In a diminishing Musharaka the financier and the customer/purchaser start with a joint ownership of the asset, the customer share being their down payment. Since the purchaser is living in the house, the financier will rent their share of the property for an agreed amount. Also, the customer would pay extra to the bank to secure the financier share of the home over a fixed period of time. With each monthly rental payment, the customer will acquire greater share ownership in the property.
The customers will have full ownership of the property once they paid the financier their share. This type of contract can work in Australia with certain approaches.
Murabaha (Profit Arrangement)
Murabaha is a contract for a sale where the buyer and the seller agree on mark-up (profit) price on the buyer’s choice of property. The buyer repays the financier in instalments. When purchasing a home through a Murabaha transaction, the financier will purchase the house on behalf of the customer, and sell the house to the customer under a Murabaha sale contract with a profit margin, over an agreed period of time, and with an agreed number of instalments. The customer can pay off the financier early but the financier is not required to give you a profit rebate under the agreed contract.
The finance is problematic under Australian laws because Stamp Duty would be paid twice, the first Stamp Duty by the bank when it purchases the property, then the transfer between the bank and the customer. Also, the bank would be required to pay Capital Gain Tax. This contract is expensive to provide and challenging within the Australian context.
Musawamah contracts is very similar to Murabaha except the bank is not obliged to disclose the price they paid for the property. Musawamah would be difficult to implement under Australian law.
Ijarah Muntahia Bittamleek
(Lease to Own )
Ijarah Muntahia Bittamleek (lease to own) is a lease agreement with the option to own the leased asset at the end of the lease period. In the lease agreement, the rights of both parties are protected via an agreed contract that each party signs.

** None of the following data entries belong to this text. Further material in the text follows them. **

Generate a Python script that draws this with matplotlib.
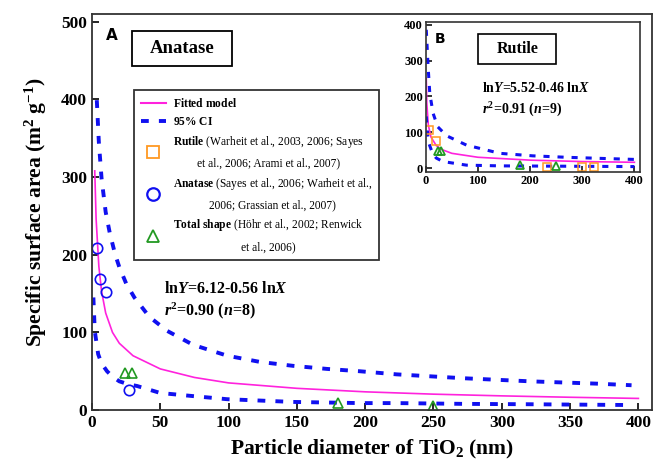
import matplotlib
matplotlib.use("Agg")
import matplotlib.pyplot as plt
from matplotlib.lines import Line2D
from matplotlib.patches import Rectangle

plt.rcParams['font.family'] = ['Liberation Serif', 'DejaVu Serif']
plt.rcParams['mathtext.fontset'] = 'custom'
plt.rcParams['mathtext.rm'] = 'Liberation Serif:bold'
plt.rcParams['mathtext.bf'] = 'Liberation Serif:bold'
plt.rcParams['mathtext.it'] = 'Liberation Serif:italic:bold'
if 'mathtext.bfit' in plt.rcParams:
    plt.rcParams['mathtext.bfit'] = 'Liberation Serif:italic:bold'

# ---- data ----
# panel A (anatase)
fit_a_x = [2, 3, 5, 7, 10, 15, 20, 30, 50, 75, 100, 150, 200, 250, 300, 350, 400]
fit_a_y = [308, 246, 185, 153, 125, 100, 86, 70, 53, 42, 35, 28, 23.5, 20.5, 18.3, 16.5, 15]
up_a_x = [3.5, 5, 7, 10, 13, 17, 20, 25, 31, 42, 55, 74, 99, 123, 147, 172, 196, 223, 272, 321, 370, 395]
up_a_y = [399, 345, 298, 255, 228, 200, 184, 163, 145, 120, 102, 84, 70, 62, 57, 53, 50, 46, 41, 37, 34, 32]
lo_a_x = [1, 2, 4.5, 7, 11, 15, 20, 27, 33, 50, 74, 99, 147, 196, 223, 272, 321, 394]
lo_a_y = [145, 102, 72, 60, 50, 43, 37, 33, 31, 22, 18, 14, 10.5, 9, 9, 8, 7.5, 6.5]
anatase_x = [3.4, 5.9, 10.3, 27]
anatase_y = [209, 169, 152, 26]
total_x = [24, 29, 180, 250]
total_y = [48, 48, 9, 5]

# panel B (rutile)
fit_b_x = [1, 2, 5, 10, 20, 30, 50, 100, 200, 300, 400]
fit_b_y = [250, 181, 119, 86.5, 63, 52, 41, 30, 22, 18, 16]
up_b_x = [1, 4.5, 7.7, 14, 23, 40, 78, 142, 205, 269, 333, 400]
up_b_y = [386, 283, 209, 153, 115, 90, 64, 41, 34, 30, 27, 24]
lo_b_x = [1, 3, 6, 13, 20, 33, 78, 142, 269, 400]
lo_b_y = [144, 100, 69, 41, 28, 18, 8, 6, 5, 4]
rutile_x = [6, 20, 232, 300, 322]
rutile_y = [106, 75, 3, 2, 2]

pink = '#FF22DD'
blue = '#1010F0'
orange = '#FF9922'
green = '#229922'
dash = (0, (2, 2.6))

fig = plt.figure(figsize=(6.54, 4.66), dpi=100)
ax = fig.add_axes([0.1407, 0.120, 0.8563, 0.850])

ax.plot(fit_a_x, fit_a_y, color=pink, lw=1.2)
ax.plot(up_a_x, up_a_y, color=blue, lw=2.8, linestyle=dash)
ax.plot(lo_a_x, lo_a_y, color=blue, lw=2.8, linestyle=dash)
ax.plot(anatase_x, anatase_y, 'o', ms=7.5, mfc='none', mec=blue, mew=1.2)
ax.plot(total_x, total_y, '^', ms=7.5, mfc='none', mec=green, mew=1.2)

ax.set_xlim(0, 410)
ax.set_ylim(0, 510)
ax.set_xticks([0, 50, 100, 150, 200, 250, 300, 350, 400])
ax.set_yticks([0, 100, 200, 300, 400, 500])
ax.tick_params(direction='in', length=5, width=1.2, labelsize=12.5)
for lab in ax.get_xticklabels() + ax.get_yticklabels():
    lab.set_fontweight('bold')
for s in ax.spines.values():
    s.set_linewidth(1.3)
    s.set_color('#333333')

ax.set_xlabel(r'Particle diameter of TiO$_{\mathbf{2}}$ (nm)', fontsize=15.5, fontweight='bold', labelpad=5)
ax.set_ylabel(r'Specific surface area (m$^{\mathbf{2}}$ g$^{\mathbf{-1}}$)', fontsize=15.5, fontweight='bold', labelpad=9)

ax.text(0.025, 0.965, 'A', transform=ax.transAxes, fontsize=11, fontweight='bold',
        family='DejaVu Sans', va='top', ha='left')
ax.add_patch(Rectangle((0.0714, 0.869), 0.179, 0.088, transform=ax.transAxes,
                       fill=False, lw=1.3, edgecolor='black'))
ax.text(0.161, 0.913, 'Anatase', transform=ax.transAxes, fontsize=13.5, fontweight='bold',
        ha='center', va='center')

ax.text(53, 156, r'ln$\mathit{Y}$=6.12-0.56 ln$\mathit{X}$', fontsize=11.5, fontweight='bold', va='center')
ax.text(53, 128, r'$\mathit{r}^{2}$=0.90 ($\mathit{n}$=8)', fontsize=11.5, fontweight='bold', va='center')

handles = [
    Line2D([], [], color=pink, lw=1.5),
    Line2D([], [], color=blue, lw=2.8, linestyle=dash),
    Line2D([], [], marker='s', ls='none', ms=9, mfc='none', mec=orange, mew=1.3),
    Line2D([], [], marker='o', ls='none', ms=9, mfc='none', mec=blue, mew=1.6),
    Line2D([], [], marker='^', ls='none', ms=9, mfc='none', mec=green, mew=1.3),
]
labels = [
    r'$\mathbf{Fitted\ model}$',
    r'$\mathbf{95\%\ CI}$',
    r'$\mathbf{Rutile}$ (Warheit et al., 2003, 2006; Sayes' + '\n' + 'et al., 2006; Arami et al., 2007)',
    r'$\mathbf{Anatase}$ (Sayes et al., 2006; Warheit et al.,' + '\n' + '2006; Grassian et al., 2007)',
    r'$\mathbf{Total\ shape}$ (H' + '\u00f6' + 'hr et al., 2002; Renwick' + '\n' + 'et al., 2006)',
]
leg = ax.legend(handles, labels, loc='upper left', bbox_to_anchor=(0.064, 0.822),
                fontsize=8.3, frameon=True, fancybox=False, handlelength=2.2,
                handletextpad=0.6, labelspacing=0.5, borderpad=0.6)
leg.get_frame().set_edgecolor('black')
leg.get_frame().set_linewidth(1.3)
for t in leg.get_texts():
    t.set_multialignment('center')
    t.set_linespacing(1.9)

# inset B
axb = fig.add_axes([0.651, 0.631, 0.327, 0.322])
axb.plot(fit_b_x, fit_b_y, color=pink, lw=1.2)
axb.plot(up_b_x, up_b_y, color=blue, lw=2.2, linestyle=dash)
axb.plot(lo_b_x, lo_b_y, color=blue, lw=2.2, linestyle=dash)
axb.plot(rutile_x, rutile_y, 's', ms=5.5, mfc='none', mec=orange, mew=1.1)
axb.plot(total_x, total_y, '^', ms=5.5, mfc='none', mec=green, mew=1.3)
axb.set_xlim(0, 410)
axb.set_ylim(-11, 408)
axb.set_xticks([0, 100, 200, 300, 400])
axb.set_yticks([0, 100, 200, 300, 400])
axb.tick_params(direction='in', length=4, width=1.1, labelsize=9, pad=2)
for lab in axb.get_xticklabels() + axb.get_yticklabels():
    lab.set_fontweight('bold')
for s in axb.spines.values():
    s.set_linewidth(1.2)
    s.set_color('#333333')
axb.text(0.04, 0.93, 'B', transform=axb.transAxes, fontsize=10, fontweight='bold',
         family='DejaVu Sans', va='top', ha='left')
axb.add_patch(Rectangle((0.245, 0.72), 0.365, 0.2, transform=axb.transAxes,
                        fill=False, lw=1.2, edgecolor='black'))
axb.text(0.428, 0.82, 'Rutile', transform=axb.transAxes, fontsize=11.5, fontweight='bold',
         ha='center', va='center')
axb.text(107, 224, r'ln$\mathit{Y}$=5.52-0.46 ln$\mathit{X}$', fontsize=10, fontweight='bold', va='center')
axb.text(107, 162, r'$\mathit{r}^{2}$=0.91 ($\mathit{n}$=9)', fontsize=10, fontweight='bold', va='center')

fig.savefig('out.png', dpi=100)
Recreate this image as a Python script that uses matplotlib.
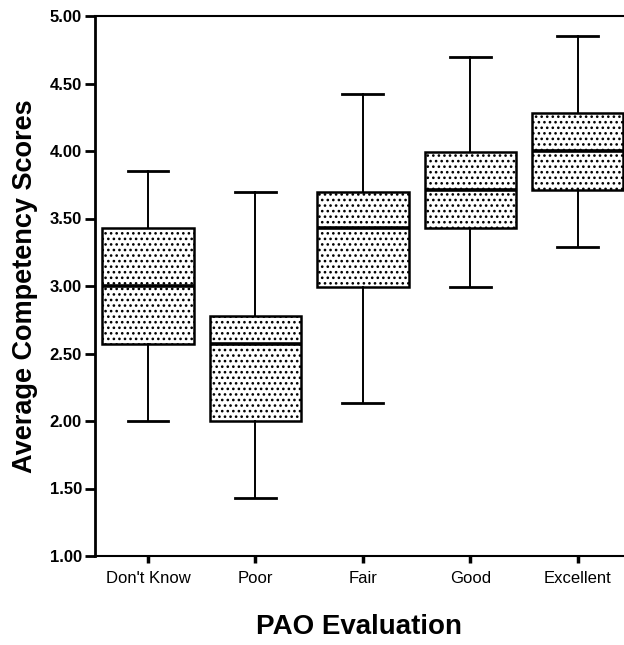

In an Ijarah agreement (or lease agreement), the financier purchases a property on behalf of a client and then leases it back to the client. In return, the client makes agreed rental payments with the view of taking legal ownership of the property once the payment terms have been met. During the leasing period, the client enjoys full rights and access to the property during the “ijarah” or “rental” period.
This type of finance arrangement works best in Australia since leasing, as a form of financing, has existed for more than 50 years within Australian financial institutions.